Ricardo escribe:
Alejandra ya se había realizado la prueba de las líneas rojas ese viernes y la cual resultó negativa. “Era un bolsa de nervios Ricardo, necesitaba estar tranquila” me dijo por el teléfono. Hubo una tranquilidad temporal aquella tarde, pensábamos que ya llegaría, que solamente era cuestión de esperar. El sábado y el domingo me dediqué a buscar todo tipo de información en internet. Encontré una gran variedad de páginas en donde “especialistas” explicaban con palabras raras las muchas causas de una irregularidad. Paseé también por algunos foros, en donde mujeres de cuatro, de sietes y de ocho meses contaban su experiencia desde que supieron que compartían su cuerpo con otro ser. Yo pensaba en todas las causas, menos en la que tenía que ver con fecundación.
La semana se pasó rápido. Cada día estaba a la expectativa de un correo de Alejandra en donde me anunciara que todo se había ordenado, sin embargo, terminada la semana no había rastro de regularidad y los nervios aparecieron otra vez y también las preguntas: ¿cuándo fue la última vez? ¿y si estás? ¿has mirado bien tu calendario?. Tendríamos que optar por una prueba más precisa, más exacta, una prueba que disipe toda intranquilidad. El viernes siguiente luego de la primera prueba fue el día más lento de la semana. Todo a mí alrededor era increíblemente redondo o infantil. Mujeres embarazadas, como nunca, pasando por mi costado, señoras y sus cochecitos, bebes sonriendo en los brazos de sus madres en la cola del supermercado. Sentía una conspiración a mis nervios o, quizá, un preámbulo de lo que vendría.

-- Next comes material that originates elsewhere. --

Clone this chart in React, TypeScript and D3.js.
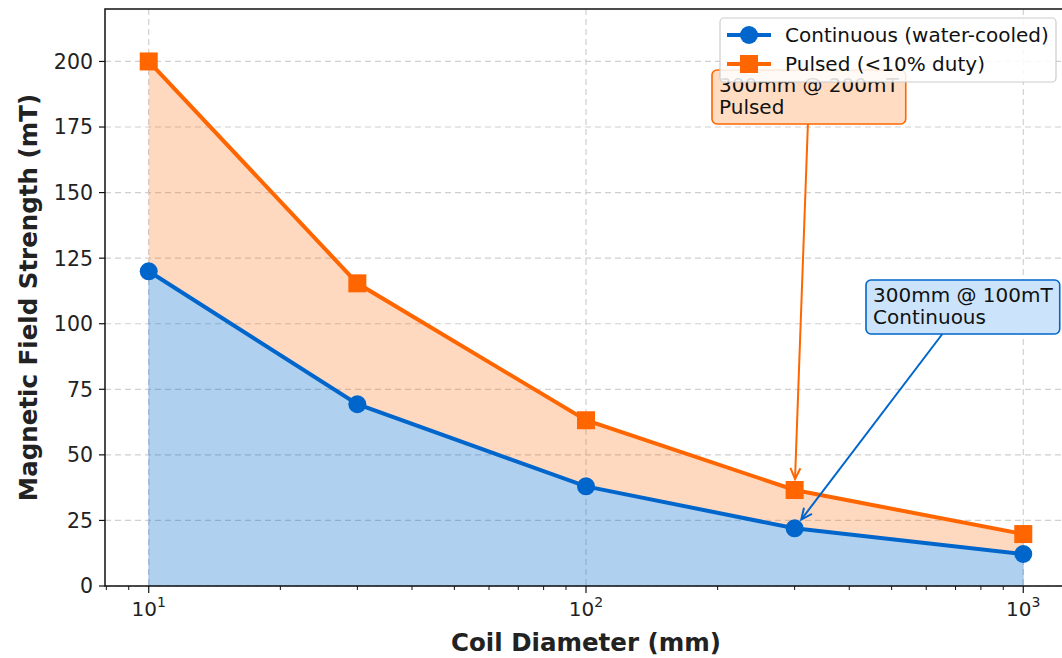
import React, { useEffect, useRef } from 'react';
import * as d3 from 'd3';

const diameters = [10, 30, 100, 300, 1000];
const continuousField = [120, 69.3, 38, 22, 12.2];
const pulsedField = [200, 115.4, 63.2, 36.6, 19.8];
const yTicks = [0, 25, 50, 75, 100, 125, 150, 175, 200];
const xMajorTicks = [10, 100, 1000];
const seriesNames = ['Continuous (water-cooled)', 'Pulsed (<10% duty)'];
const annotations = [
  { lines: ['300mm @ 200mT', 'Pulsed'], x: 300, y: 36.6, boxX: 712, boxY: 70, kind: 'pulsed' },
  { lines: ['300mm @ 100mT', 'Continuous'], x: 300, y: 22, boxX: 866, boxY: 280, kind: 'continuous' },
];

const BLUE = '#0066cc';
const ORANGE = '#ff6600';
const FONT = '"DejaVu Sans", Verdana, sans-serif';

const width = 1062;
const height = 658;
const left = 105;
const right = 1067;
const top = 9;
const bottom = 586;

export default function App() {
  const ref = useRef<SVGSVGElement>(null);

  useEffect(() => {
    const svg = d3.select(ref.current);
    svg.selectAll('*').remove();

    const x = d3.scaleLog().domain([Math.pow(10, 0.9), Math.pow(10, 3.1)]).range([left, right]);
    const y = d3.scaleLinear().domain([0, 220]).range([bottom, top]);

    const data = diameters.map((d, i) => ({ d, c: continuousField[i], p: pulsedField[i] }));

    // grid
    const grid = svg.append('g');
    xMajorTicks.forEach(t => {
      grid.append('line').attr('x1', x(t)).attr('x2', x(t)).attr('y1', top).attr('y2', bottom)
        .attr('stroke', '#d0d0d0').attr('stroke-dasharray', '6,4').attr('stroke-width', 1.2);
    });
    yTicks.forEach(t => {
      grid.append('line').attr('x1', left).attr('x2', right).attr('y1', y(t)).attr('y2', y(t))
        .attr('stroke', '#d0d0d0').attr('stroke-dasharray', '6,4').attr('stroke-width', 1.2);
    });

    // fills
    const areaLow = d3.area<any>().x(d => x(d.d)).y0(y(0)).y1(d => y(d.c));
    const areaHigh = d3.area<any>().x(d => x(d.d)).y0(d => y(d.c)).y1(d => y(d.p));
    svg.append('path').attr('d', areaLow(data)).attr('fill', BLUE).attr('fill-opacity', 0.31)
      .attr('stroke', BLUE).attr('stroke-opacity', 0.2);
    svg.append('path').attr('d', areaHigh(data)).attr('fill', ORANGE).attr('fill-opacity', 0.25);

    // lines
    const lineC = d3.line<any>().x(d => x(d.d)).y(d => y(d.c));
    const lineP = d3.line<any>().x(d => x(d.d)).y(d => y(d.p));
    svg.append('path').attr('d', lineC(data)).attr('fill', 'none').attr('stroke', BLUE).attr('stroke-width', 4);
    svg.append('path').attr('d', lineP(data)).attr('fill', 'none').attr('stroke', ORANGE).attr('stroke-width', 4);
    data.forEach(d => {
      svg.append('circle').attr('cx', x(d.d)).attr('cy', y(d.c)).attr('r', 9).attr('fill', BLUE);
      svg.append('rect').attr('x', x(d.d) - 9).attr('y', y(d.p) - 9).attr('width', 18).attr('height', 18).attr('fill', ORANGE);
    });

    // axes
    const ax = svg.append('g').attr('font-family', FONT).attr('fill', '#222');
    ax.append('rect').attr('x', left).attr('y', top).attr('width', right - left).attr('height', bottom - top)
      .attr('fill', 'none').attr('stroke', '#111').attr('stroke-width', 1.5);
    yTicks.forEach(t => {
      ax.append('line').attr('x1', left - 6).attr('x2', left).attr('y1', y(t)).attr('y2', y(t)).attr('stroke', '#111').attr('stroke-width', 1.2);
      ax.append('text').attr('x', left - 12).attr('y', y(t)).attr('dy', '0.36em').attr('text-anchor', 'end')
        .attr('font-size', 20.5).text(String(t));
    });
    const minor: number[] = [];
    [1, 10, 100, 1000].forEach(base => {
      for (let k = 2; k < 10; k++) {
        const v = base * k;
        if (v > x.domain()[0] && v < x.domain()[1]) minor.push(v);
      }
    });
    minor.forEach(t => {
      ax.append('line').attr('x1', x(t)).attr('x2', x(t)).attr('y1', bottom).attr('y2', bottom + 4).attr('stroke', '#111').attr('stroke-width', 1);
    });
    xMajorTicks.forEach(t => {
      ax.append('line').attr('x1', x(t)).attr('x2', x(t)).attr('y1', bottom).attr('y2', bottom + 7).attr('stroke', '#111').attr('stroke-width', 1.2);
      const tx = ax.append('text').attr('x', x(t)).attr('y', bottom + 30).attr('text-anchor', 'middle').attr('font-size', 20);
      tx.append('tspan').text('10');
      tx.append('tspan').attr('font-size', 14).attr('dy', -9).text(String(Math.round(Math.log10(t))));
    });
    ax.append('text').attr('x', (left + right) / 2).attr('y', 651).attr('text-anchor', 'middle')
      .attr('font-size', 24.5).attr('font-weight', 'bold').text('Coil Diameter (mm)');
    ax.append('text').attr('transform', `translate(37,${(top + bottom) / 2}) rotate(-90)`).attr('text-anchor', 'middle')
      .attr('font-size', 24.5).attr('font-weight', 'bold').text('Magnetic Field Strength (mT)');

    // annotations
    annotations.forEach(a => {
      const color = a.kind === 'pulsed' ? ORANGE : BLUE;
      const fill = a.kind === 'pulsed' ? '#ffdcc2' : '#cce4fb';
      const g = svg.append('g').attr('font-family', FONT);
      const texts = a.lines.map((l, i) => g.append('text').attr('x', a.boxX + 7).attr('y', a.boxY + 22 + i * 22)
        .attr('font-size', 20).attr('fill', '#111').text(l));
      const tw = d3.max(texts, t => (t.node() as SVGTextElement).getComputedTextLength()) || 180;
      const bw = tw + 14;
      const bh = 54;
      g.insert('rect', 'text').attr('x', a.boxX).attr('y', a.boxY).attr('width', bw).attr('height', bh).attr('rx', 5)
        .attr('fill', fill).attr('stroke', color).attr('stroke-width', 1.6);
      // arrow from box centre toward point, clipped at box edge
      const cx = a.boxX + bw / 2;
      const cy = a.boxY + bh / 2;
      const px = x(a.x);
      const py = y(a.y);
      const dx = px - cx;
      const dy = py - cy;
      const len = Math.hypot(dx, dy);
      const ux = dx / len;
      const uy = dy / len;
      const tBox = Math.min(Math.abs((bh / 2) / dy), Math.abs((bw / 2) / dx));
      const sx = cx + dx * tBox;
      const sy = cy + dy * tBox;
      const ex = px - ux * 11;
      const ey = py - uy * 11;
      g.append('line').attr('x1', sx).attr('y1', sy).attr('x2', ex).attr('y2', ey).attr('stroke', color).attr('stroke-width', 2);
      const hl = 11;
      const hw = 5;
      const bxp = ex - ux * hl;
      const byp = ey - uy * hl;
      g.append('path')
        .attr('d', `M${bxp - uy * hw},${byp + ux * hw}L${ex},${ey}L${bxp + uy * hw},${byp - ux * hw}`)
        .attr('fill', 'none').attr('stroke', color).attr('stroke-width', 2);
    });

    // legend
    const lg = svg.append('g').attr('font-family', FONT);
    lg.append('rect').attr('x', 720).attr('y', 18).attr('width', 336).attr('height', 64).attr('rx', 4)
      .attr('fill', 'white').attr('fill-opacity', 0.85).attr('stroke', '#cccccc').attr('stroke-width', 1.2);
    seriesNames.forEach((name, i) => {
      const ly = 35 + i * 29;
      const color = i === 0 ? BLUE : ORANGE;
      lg.append('line').attr('x1', 727).attr('x2', 771).attr('y1', ly).attr('y2', ly).attr('stroke', color).attr('stroke-width', 4);
      if (i === 0) lg.append('circle').attr('cx', 749).attr('cy', ly).attr('r', 9).attr('fill', color);
      else lg.append('rect').attr('x', 740).attr('y', ly - 9).attr('width', 18).attr('height', 18).attr('fill', color);
      lg.append('text').attr('x', 785).attr('y', ly).attr('dy', '0.35em').attr('font-size', 20).attr('fill', '#111').text(name);
    });
  }, []);

  return (
    <svg ref={ref} width={width} height={height}
      style={{ position: 'absolute', left: 0, top: 0, background: 'white' }} />
  );
}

“Optemos por el sanguíneo, ya han pasado más de dos semanas Ricardo”. Acepté. Alejandra salió temprano de su oficina y fue a una clínica cercana. La sangre nunca se equivoca, dicen. Yo la alcanzaría luego. En el taxi hacia la clínica pensaba en Alejandra, en todo el tiempo a su lado, y las preguntas otra vez hacían ‘toc, toc’ en mi cabeza, y veía como una película de las cosas más sorpresivas de mi vida pasaban delante de mí en blanco y negro. Me tomaba las manos y me apretaba los dedos, movía los pies como queriendo zafarme del zapato. Mi mirada se quedó por un momento estática mirando el atardecer candente a las 6:30 p.m. Pensé en mi madre y en mis hermanas, en sus padres. ¿Cómo reaccionarían?
Cuando llegué a la clínica ya no habían muchos pacientes, eran las 7:10 p.m. Era una noche fresca de un marzo veraniego en Lima. Una señorita de blanco me guía hacia una sala en donde hay una mujer leyendo una revista y al lado está Alejandra. Lleva un vestido amarillo con medianos puntos negros, una correa oscura en la cadera y sandalias. Tiene apoyada la cartera en sus piernas y la rodea con sus brazos. Me siento a su lado y tomo sus manos. ¿Cuánto falta? Son casi las 7:30 p.m. Hace media hora le extrajeron y faltan diez minutos para que un sobre llegue a nuestras manos con los resultados. Tiemblo. Ella lo sabe.
Aprieta mis manos cada vez que una señorita de la clínica sale de alguna sala. Evitamos las preguntas que nos han estado siguiendo estos días. Solamente queremos tener ese sobre en nuestras manos e irnos a casa. Una señora sale de una sala, Alejandra la reconoce, la señora le entrega un sobre blanco que trasluce una hoja doblada en su interior. Alejandra lo toma y lo pone en mis manos. Nos miramos y siento que alguien nos ha puesto en slow. Nos miramos durante casi cinco minutos y siento que son los minutos más largos de mi vida. El corazón se acelera y la respiración es más lenta.

Positivo.
Una lágrima se desparrama entre los labios de Alejandra mientras sonríe.